• WHAT IS REQUIRED
Retype, word for word, the lines from the first line of the entries through the line that holds "start_time = end_time"; leave out the pictures.

── EXERCISE INPUT

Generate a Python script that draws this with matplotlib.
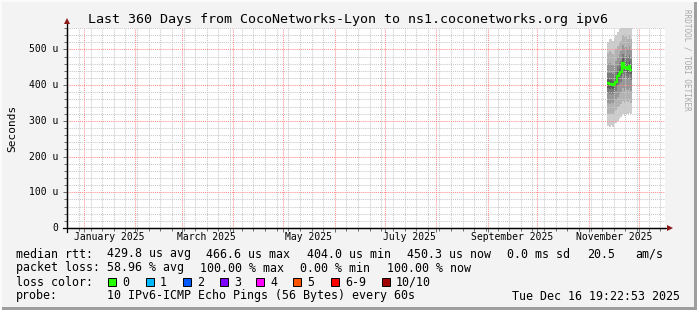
#!/usr/bin/env python3
# -*- coding: utf-8 -*-

import datetime as dt

import matplotlib
matplotlib.use("Agg")
import matplotlib.dates as mdates
from matplotlib import pyplot as plt
from matplotlib.patches import Rectangle

# --- data ---------------------------------------------------------------
end_time = dt.datetime(2025, 12, 16, 19, 22, 53)
start_time = end_time - dt.timedelta(days=360)

# one rrd step per day, values in microseconds
first_day = dt.datetime(2025, 11, 12)
median_rtt = [405, 402, 404, 400, 402, 410, 425, 432, 438, 462, 448, 452, 446, 455, 442]
smoke_hi0 = [522, 530, 528, 525, 533, 540, 550, 556, 565, 580, 575, 578, 570, 580, 565]
smoke_lo0 = [285, 282, 288, 284, 290, 295, 300, 305, 312, 318, 315, 320, 318, 322, 318]
smoke_hi1 = [490, 495, 492, 488, 495, 500, 510, 518, 525, 540, 535, 538, 530, 540, 528]
smoke_lo1 = [320, 318, 322, 320, 325, 330, 338, 342, 348, 355, 350, 356, 352, 358, 350]
smoke_hi2 = [460, 462, 460, 456, 462, 468, 480, 488, 495, 512, 505, 508, 500, 510, 498]
smoke_lo2 = [350, 348, 352, 350, 352, 358, 368, 375, 380, 392, 385, 390, 386, 392, 385]
smoke_hi3 = [435, 434, 434, 430, 434, 440, 455, 462, 468, 488, 478, 482, 475, 485, 472]
smoke_lo3 = [378, 375, 378, 374, 378, 385, 398, 404, 410, 432, 420, 425, 418, 428, 415]
smoke_hi4 = [418, 415, 416, 413, 415, 423, 438, 445, 451, 475, 461, 465, 459, 468, 455]
smoke_lo4 = [393, 390, 392, 388, 390, 398, 412, 420, 426, 450, 436, 440, 434, 443, 430]

rtt_labels = ["429.8 us avg", "466.6 us max", "404.0 us min", "450.3 us now",
              "0.0 ms sd", "20.5", "am/s"]
loss_labels = ["58.96 % avg", "100.00 % max", "0.00 % min", "100.00 % now"]
loss_names = ["0", "1", "2", "3", "4", "5", "6-9", "10/10"]
loss_colors = ["#26ff00", "#00b8ff", "#0059ff", "#7e00ff", "#ff00ff",
               "#ff5500", "#ff0000", "#a10000"]
probe_text = "10 IPv6-ICMP Echo Pings (56 Bytes) every 60s"
stamp_text = "Tue Dec 16 19:22:53 2025"
title = "Last 360 Days from CocoNetworks-Lyon to ns1.coconetworks.org ipv6"

# --- layout -------------------------------------------------------------
W, H = 697, 310
MONO = "DejaVu Sans Mono"
fig = plt.figure(figsize=(W / 100, H / 100), dpi=100)
fig.patch.set_facecolor("#f3f3f3")


def fx(px):
    return px / W


def fy(py):
    return 1 - py / H


# frame shading
fig.add_artist(Rectangle((fx(0), fy(H)), fx(W), 3 / H, transform=fig.transFigure,
                         color="#9e9e9e", lw=0))
fig.add_artist(Rectangle((fx(W - 3), fy(H)), 3 / W, 1, transform=fig.transFigure,
                         color="#9e9e9e", lw=0))
fig.add_artist(Rectangle((0, fy(2)), 1, 2 / H, transform=fig.transFigure,
                         color="#fbfbfb", lw=0))
fig.add_artist(Rectangle((0, 0), 2 / W, 1, transform=fig.transFigure,
                         color="#fbfbfb", lw=0))

ax = fig.add_axes([fx(67), fy(228), fx(665) - fx(67), (228 - 28) / H])
ax.set_facecolor("white")

edges = mdates.date2num([first_day + dt.timedelta(days=i) for i in range(len(median_rtt) + 1)])
bands = [(smoke_lo0, smoke_hi0, "#cdcdcd"),
         (smoke_lo1, smoke_hi1, "#b2b2b2"),
         (smoke_lo2, smoke_hi2, "#979797"),
         (smoke_lo3, smoke_hi3, "#7a7a7a"),
         (smoke_lo4, smoke_hi4, "#5c5c5c")]
for lo, hi, col in bands:
    ax.stairs(hi, edges, baseline=lo, fill=True, color=col, lw=0, zorder=1)
ax.stairs(median_rtt, edges, baseline=None, color="#26ff00", lw=1.6, zorder=3)

ax.set_xlim(mdates.date2num(start_time), mdates.date2num(end_time))
ax.set_ylim(0, 560)

# grid
ax.xaxis.set_major_locator(mdates.MonthLocator())
ax.xaxis.set_minor_locator(mdates.WeekdayLocator(byweekday=mdates.SU))
ax.yaxis.set_major_locator(plt.MultipleLocator(100))
ax.yaxis.set_minor_locator(plt.MultipleLocator(20))
ax.grid(which="minor", color="#c8c8c8", lw=0.75, ls=(0, (1, 1)), zorder=2)
ax.grid(which="major", color="#ff8c8c", lw=0.75, ls=(0, (1, 1)), zorder=2)
ax.set_axisbelow(False)

ax.set_xticklabels([])
ax.set_yticklabels([])
ax.tick_params(which="both", direction="out", length=2, width=0.6, color="#555555")
ax.tick_params(which="major", length=3)
for s in ["top", "right"]:
    ax.spines[s].set_visible(False)
for s in ["left", "bottom"]:
    ax.spines[s].set_color("black")
    ax.spines[s].set_linewidth(0.9)

# axis arrows
fig.add_artist(plt.Line2D([fx(67), fx(67)], [fy(232), fy(24)], color="black", lw=0.9))
fig.add_artist(plt.Line2D([fx(63), fx(670)], [fy(228), fy(228)], color="black", lw=0.9))
fig.add_artist(plt.Line2D([fx(67)], [fy(21)], marker="^", ms=5, color="#8b1a1a", mew=0))
fig.add_artist(plt.Line2D([fx(670)], [fy(228)], marker=">", ms=5, color="#8b1a1a", mew=0))

# x labels: every second month, centred mid-month
for m in [1, 3, 5, 7, 9, 11]:
    t = dt.datetime(2025, m, 16)
    ax.text(mdates.date2num(t), -9 / 200 * 560, t.strftime("%B %Y"), ha="center",
            va="center", fontsize=7, family=MONO, clip_on=False)

# y labels
x0, x1 = ax.get_xlim()
for v in range(0, 600, 100):
    ax.text(x0 - 9 / 598 * (x1 - x0), v, "0" if v == 0 else f"{v} u", ha="right",
            va="center", fontsize=7, family=MONO, clip_on=False)

fig.text(fx(12), fy(128), "Seconds", rotation=90, ha="center", va="center",
         fontsize=8, family=MONO)
fig.text(fx(348), fy(19), title, ha="center", va="center", fontsize=9.6, family=MONO)
fig.text(fx(687), fy(60), "RRDTOOL / TOBI OETIKER", rotation=270, ha="center",
         va="center", fontsize=5.5, family=MONO, color="#a8a8a8")

# legend
LF = 8.4
fig.text(fx(16), fy(254), "median rtt:", va="center", fontsize=LF, family=MONO)
for x, s in zip([107, 206, 307, 407, 507, 587, 635], rtt_labels):
    fig.text(fx(x), fy(254), s, va="center", fontsize=LF, family=MONO)
fig.text(fx(16), fy(268), "packet loss:", va="center", fontsize=LF, family=MONO)
for x, s in zip([107, 200, 300, 387], loss_labels):
    fig.text(fx(x), fy(268), s, va="center", fontsize=LF, family=MONO)
fig.text(fx(16), fy(282), "loss color:", va="center", fontsize=LF, family=MONO)
for x, s, c in zip([108, 146, 183, 220, 256, 293, 331, 382], loss_names, loss_colors):
    fig.add_artist(Rectangle((fx(x), fy(286)), 8 / W, 8 / H, transform=fig.transFigure,
                             facecolor=c, edgecolor="black", lw=0.7))
    fig.text(fx(x + 14), fy(282), s, va="center", fontsize=LF, family=MONO)
fig.text(fx(16), fy(296), "probe:", va="center", fontsize=LF, family=MONO)
fig.text(fx(107), fy(296), probe_text, va="center", fontsize=LF, family=MONO)
fig.text(fx(680), fy(296), stamp_text, va="center", ha="right", fontsize=LF, family=MONO)

fig.savefig("out.png", dpi=100, facecolor=fig.get_facecolor())
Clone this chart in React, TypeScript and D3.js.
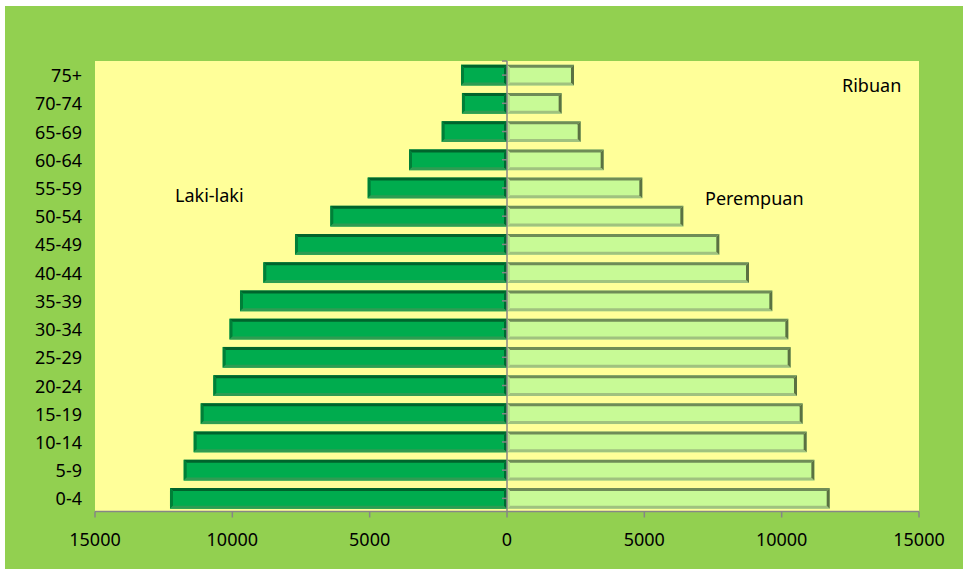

────

• EXPECTED ANSWER
Generate a Python script that draws this with matplotlib.
#!/usr/bin/env python3
# -*- coding: utf-8 -*-

import datetime as dt

import matplotlib
matplotlib.use("Agg")
import matplotlib.dates as mdates
from matplotlib import pyplot as plt
from matplotlib.patches import Rectangle

# --- data ---------------------------------------------------------------
end_time = dt.datetime(2025, 12, 16, 19, 22, 53)
start_time = end_time - dt.timedelta(days=360)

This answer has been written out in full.